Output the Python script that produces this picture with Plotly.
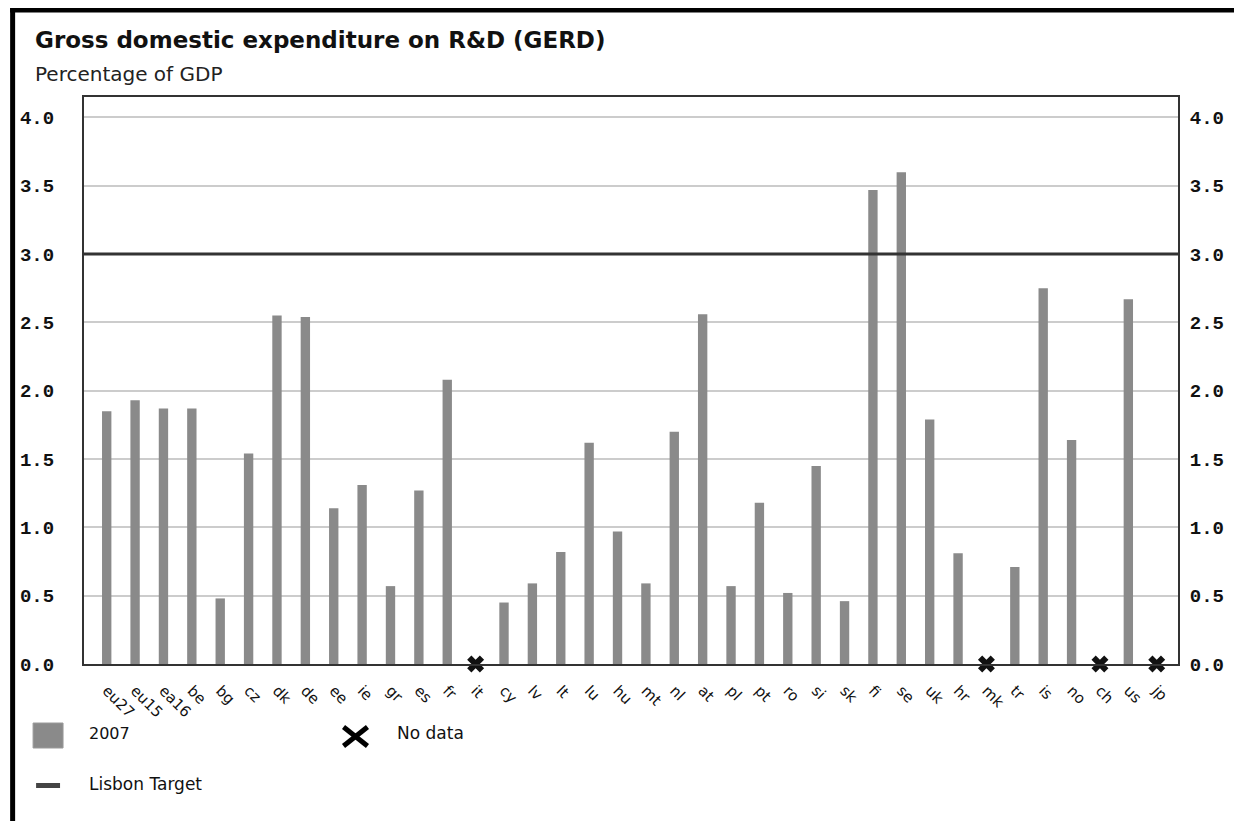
import plotly.graph_objects as go

# ---------------- data ----------------
countries = ["eu27", "eu15", "ea16", "be", "bg", "cz", "dk", "de", "ee", "ie",
             "gr", "es", "fr", "it", "cy", "lv", "lt", "lu", "hu", "mt",
             "nl", "at", "pl", "pt", "ro", "si", "sk", "fi", "se", "uk",
             "hr", "mk", "tr", "is", "no", "ch", "us", "jp"]
gerd_2007 = [1.85, 1.93, 1.87, 1.87, 0.48, 1.54, 2.55, 2.54, 1.14, 1.31,
             0.57, 1.27, 2.08, None, 0.45, 0.59, 0.82, 1.62, 0.97, 0.59,
             1.70, 2.56, 0.57, 1.18, 0.52, 1.45, 0.46, 3.47, 3.60, 1.79,
             0.81, None, 0.71, 2.75, 1.64, None, 2.67, None]
no_data = ["it", "mk", "ch", "jp"]
no_data_y = [0, 0, 0, 0]
lisbon_target = 3.0
y_ticks = [0.0, 0.5, 1.0, 1.5, 2.0, 2.5, 3.0, 3.5, 4.0]

title = "Gross domestic expenditure on R&D (GERD)"
subtitle = "Percentage of GDP"
series_name = "2007"
no_data_name = "No data"
target_name = "Lisbon Target"

# ---------------- layout geometry (window pixels) ----------------
OFF = 8                      # page body margin of the html page
WIN_W, WIN_H = 1242, 821
W, H = WIN_W - OFF, WIN_H - OFF
L, R, T, B = 82, 1178, 97, 664   # plot area in window pixels
PW, PH = R - L, B - T


def xp(px):
    return (px - L) / PW


def yp(py):
    return (B - py) / PH


bar_col = "#8a8a8a"
dark = "#333333"

fig = go.Figure()
fig.add_trace(go.Bar(x=countries, y=gerd_2007, name=series_name,
                     marker=dict(color=bar_col, line=dict(width=0)),
                     width=0.33, showlegend=False))
fig.add_trace(go.Scatter(x=no_data, y=no_data_y, mode="markers", name=no_data_name,
                         marker=dict(symbol="x", size=15, color="#111111",
                                     line=dict(width=0)),
                         cliponaxis=False, showlegend=False))
# helper trace so the right axis renders
fig.add_trace(go.Scatter(x=[countries[0]], y=[lisbon_target], yaxis="y2",
                         mode="markers", marker=dict(opacity=0),
                         hoverinfo="skip", showlegend=False))

shapes = []
# Lisbon target line across the whole plot
shapes.append(dict(type="line", xref="x domain", yref="y", x0=0, x1=1,
                   y0=lisbon_target, y1=lisbon_target,
                   line=dict(color=dark, width=3), layer="above"))
# outer black frame (left and top)
shapes.append(dict(type="rect", xref="paper", yref="paper",
                   x0=xp(8), x1=xp(13), y0=yp(WIN_H * 2), y1=yp(8),
                   fillcolor="black", line=dict(width=0)))
shapes.append(dict(type="rect", xref="paper", yref="paper",
                   x0=xp(8), x1=xp(WIN_W + 10), y0=yp(12.5), y1=yp(8),
                   fillcolor="black", line=dict(width=0)))
# legend: 2007 square
shapes.append(dict(type="rect", xref="paper", yref="paper",
                   x0=xp(31), x1=xp(61), y0=yp(748), y1=yp(723),
                   fillcolor=bar_col, line=dict(color="#9a9a9a", width=1)))
# legend: No data X
shapes.append(dict(type="line", xref="paper", yref="paper",
                   x0=xp(342), x1=xp(366), y0=yp(727), y1=yp(746),
                   line=dict(color="black", width=5)))
shapes.append(dict(type="line", xref="paper", yref="paper",
                   x0=xp(342), x1=xp(366), y0=yp(746), y1=yp(727),
                   line=dict(color="black", width=5)))
# legend: Lisbon target dash
shapes.append(dict(type="rect", xref="paper", yref="paper",
                   x0=xp(34), x1=xp(58), y0=yp(788), y1=yp(783),
                   fillcolor="#444444", line=dict(width=0)))

ann_font = dict(family="DejaVu Sans", size=16, color="#111111")
annotations = [
    dict(text="<b>" + title + "</b>", xref="paper", yref="paper",
         x=xp(31), y=yp(40), xanchor="left", yanchor="middle", showarrow=False,
         font=dict(family="DejaVu Sans", size=23, color="#111111")),
    dict(text=subtitle, xref="paper", yref="paper",
         x=xp(31), y=yp(74), xanchor="left", yanchor="middle", showarrow=False,
         font=dict(family="DejaVu Sans", size=20, color="#222222")),
    dict(text=series_name, xref="paper", yref="paper",
         x=xp(85), y=yp(733), xanchor="left", yanchor="middle", showarrow=False,
         font=ann_font),
    dict(text=no_data_name, xref="paper", yref="paper",
         x=xp(394), y=yp(733), xanchor="left", yanchor="middle", showarrow=False,
         font=dict(family="DejaVu Sans", size=17, color="#111111")),
    dict(text=target_name, xref="paper", yref="paper",
         x=xp(85), y=yp(784), xanchor="left", yanchor="middle", showarrow=False,
         font=dict(family="DejaVu Sans", size=17, color="#111111")),
]

tick_font = dict(family="Liberation Mono", size=19, color="#111111", weight="bold")
yaxis_common = dict(range=[0, 4.15], tickvals=y_ticks, tickformat=".1f",
                    showgrid=True, gridcolor="#cccccc", gridwidth=1.5,
                    zeroline=False, showline=True, linecolor=dark, linewidth=2,
                    ticks="", tickfont=tick_font)

fig.update_layout(
    width=W, height=H,
    margin=dict(l=L - OFF, r=WIN_W - R, t=T - OFF, b=WIN_H - B, pad=0),
    paper_bgcolor="white", plot_bgcolor="white",
    showlegend=False,
    xaxis=dict(type="category", categoryorder="array", categoryarray=countries,
               range=[-0.8, 37.75], showgrid=False, zeroline=False,
               showline=True, linecolor=dark, linewidth=2, mirror=True,
               ticks="", tickangle=45, ticklabelstandoff=10,
               tickfont=dict(family="DejaVu Sans", size=15, color="#111111")),
    yaxis=dict(side="left", ticklabelstandoff=24, mirror=True,
               **yaxis_common),
    yaxis2=dict(side="right", overlaying="y", ticklabelstandoff=6,
                **yaxis_common),
    shapes=shapes,
    annotations=annotations,
    font=dict(family="DejaVu Sans", color="#111111"),
)

fig.write_html("out.html")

Exercise requirements -> Pictures are to be left out; repeat all the remaining data exactly.

Answer to the problem ->
Output the Python script that produces this picture with Plotly.
import plotly.graph_objects as go

# ---------------- data ----------------
countries = ["eu27", "eu15", "ea16", "be", "bg", "cz", "dk", "de", "ee", "ie",
             "gr", "es", "fr", "it", "cy", "lv", "lt", "lu", "hu", "mt",
             "nl", "at", "pl", "pt", "ro", "si", "sk", "fi", "se", "uk",
             "hr", "mk", "tr", "is", "no", "ch", "us", "jp"]
gerd_2007 = [1.85, 1.93, 1.87, 1.87, 0.48, 1.54, 2.55, 2.54, 1.14, 1.31,
             0.57, 1.27, 2.08, None, 0.45, 0.59, 0.82, 1.62, 0.97, 0.59,
             1.70, 2.56, 0.57, 1.18, 0.52, 1.45, 0.46, 3.47, 3.60, 1.79,
             0.81, None, 0.71, 2.75, 1.64, None, 2.67, None]
no_data = ["it", "mk", "ch", "jp"]
no_data_y = [0, 0, 0, 0]
lisbon_target = 3.0
y_ticks = [0.0, 0.5, 1.0, 1.5, 2.0, 2.5, 3.0, 3.5, 4.0]

title = "Gross domestic expenditure on R&D (GERD)"
subtitle = "Percentage of GDP"
series_name = "2007"
no_data_name = "No data"
target_name = "Lisbon Target"

# ---------------- layout geometry (window pixels) ----------------
OFF = 8                      # page body margin of the html page
WIN_W, WIN_H = 1242, 821
W, H = WIN_W - OFF, WIN_H - OFF
L, R, T, B = 82, 1178, 97, 664   # plot area in window pixels
PW, PH = R - L, B - T


def xp(px):
    return (px - L) / PW


def yp(py):
    return (B - py) / PH


bar_col = "#8a8a8a"
dark = "#333333"

fig = go.Figure()
fig.add_trace(go.Bar(x=countries, y=gerd_2007, name=series_name,
                     marker=dict(color=bar_col, line=dict(width=0)),
                     width=0.33, showlegend=False))
fig.add_trace(go.Scatter(x=no_data, y=no_data_y, mode="markers", name=no_data_name,
                         marker=dict(symbol="x", size=15, color="#111111",
                                     line=dict(width=0)),
                         cliponaxis=False, showlegend=False))
# helper trace so the right axis renders
fig.add_trace(go.Scatter(x=[countries[0]], y=[lisbon_target], yaxis="y2",
                         mode="markers", marker=dict(opacity=0),
                         hoverinfo="skip", showlegend=False))

shapes = []
# Lisbon target line across the whole plot
shapes.append(dict(type="line", xref="x domain", yref="y", x0=0, x1=1,
                   y0=lisbon_target, y1=lisbon_target,
                   line=dict(color=dark, width=3), layer="above"))
# outer black frame (left and top)
shapes.append(dict(type="rect", xref="paper", yref="paper",
                   x0=xp(8), x1=xp(13), y0=yp(WIN_H * 2), y1=yp(8),
                   fillcolor="black", line=dict(width=0)))
shapes.append(dict(type="rect", xref="paper", yref="paper",
                   x0=xp(8), x1=xp(WIN_W + 10), y0=yp(12.5), y1=yp(8),
                   fillcolor="black", line=dict(width=0)))
# legend: 2007 square
shapes.append(dict(type="rect", xref="paper", yref="paper",
                   x0=xp(31), x1=xp(61), y0=yp(748), y1=yp(723),
                   fillcolor=bar_col, line=dict(color="#9a9a9a", width=1)))
# legend: No data X
shapes.append(dict(type="line", xref="paper", yref="paper",
                   x0=xp(342), x1=xp(366), y0=yp(727), y1=yp(746),
                   line=dict(color="black", width=5)))
shapes.append(dict(type="line", xref="paper", yref="paper",
                   x0=xp(342), x1=xp(366), y0=yp(746), y1=yp(727),
                   line=dict(color="black", width=5)))
# legend: Lisbon target dash
shapes.append(dict(type="rect", xref="paper", yref="paper",
                   x0=xp(34), x1=xp(58), y0=yp(788), y1=yp(783),
                   fillcolor="#444444", line=dict(width=0)))

ann_font = dict(family="DejaVu Sans", size=16, color="#111111")
annotations = [
    dict(text="<b>" + title + "</b>", xref="paper", yref="paper",
         x=xp(31), y=yp(40), xanchor="left", yanchor="middle", showarrow=False,
         font=dict(family="DejaVu Sans", size=23, color="#111111")),
    dict(text=subtitle, xref="paper", yref="paper",
         x=xp(31), y=yp(74), xanchor="left", yanchor="middle", showarrow=False,
         font=dict(family="DejaVu Sans", size=20, color="#222222")),
    dict(text=series_name, xref="paper", yref="paper",
         x=xp(85), y=yp(733), xanchor="left", yanchor="middle", showarrow=False,
         font=ann_font),
    dict(text=no_data_name, xref="paper", yref="paper",
         x=xp(394), y=yp(733), xanchor="left", yanchor="middle", showarrow=False,
         font=dict(family="DejaVu Sans", size=17, color="#111111")),
    dict(text=target_name, xref="paper", yref="paper",
         x=xp(85), y=yp(784), xanchor="left", yanchor="middle", showarrow=False,
         font=dict(family="DejaVu Sans", size=17, color="#111111")),
]

tick_font = dict(family="Liberation Mono", size=19, color="#111111", weight="bold")
yaxis_common = dict(range=[0, 4.15], tickvals=y_ticks, tickformat=".1f",
                    showgrid=True, gridcolor="#cccccc", gridwidth=1.5,
                    zeroline=False, showline=True, linecolor=dark, linewidth=2,
                    ticks="", tickfont=tick_font)

fig.update_layout(
    width=W, height=H,
    margin=dict(l=L - OFF, r=WIN_W - R, t=T - OFF, b=WIN_H - B, pad=0),
    paper_bgcolor="white", plot_bgcolor="white",
    showlegend=False,
    xaxis=dict(type="category", categoryorder="array", categoryarray=countries,
               range=[-0.8, 37.75], showgrid=False, zeroline=False,
               showline=True, linecolor=dark, linewidth=2, mirror=True,
               ticks="", tickangle=45, ticklabelstandoff=10,
               tickfont=dict(family="DejaVu Sans", size=15, color="#111111")),
    yaxis=dict(side="left", ticklabelstandoff=24, mirror=True,
               **yaxis_common),
    yaxis2=dict(side="right", overlaying="y", ticklabelstandoff=6,
                **yaxis_common),
    shapes=shapes,
    annotations=annotations,
    font=dict(family="DejaVu Sans", color="#111111"),
)

fig.write_html("out.html")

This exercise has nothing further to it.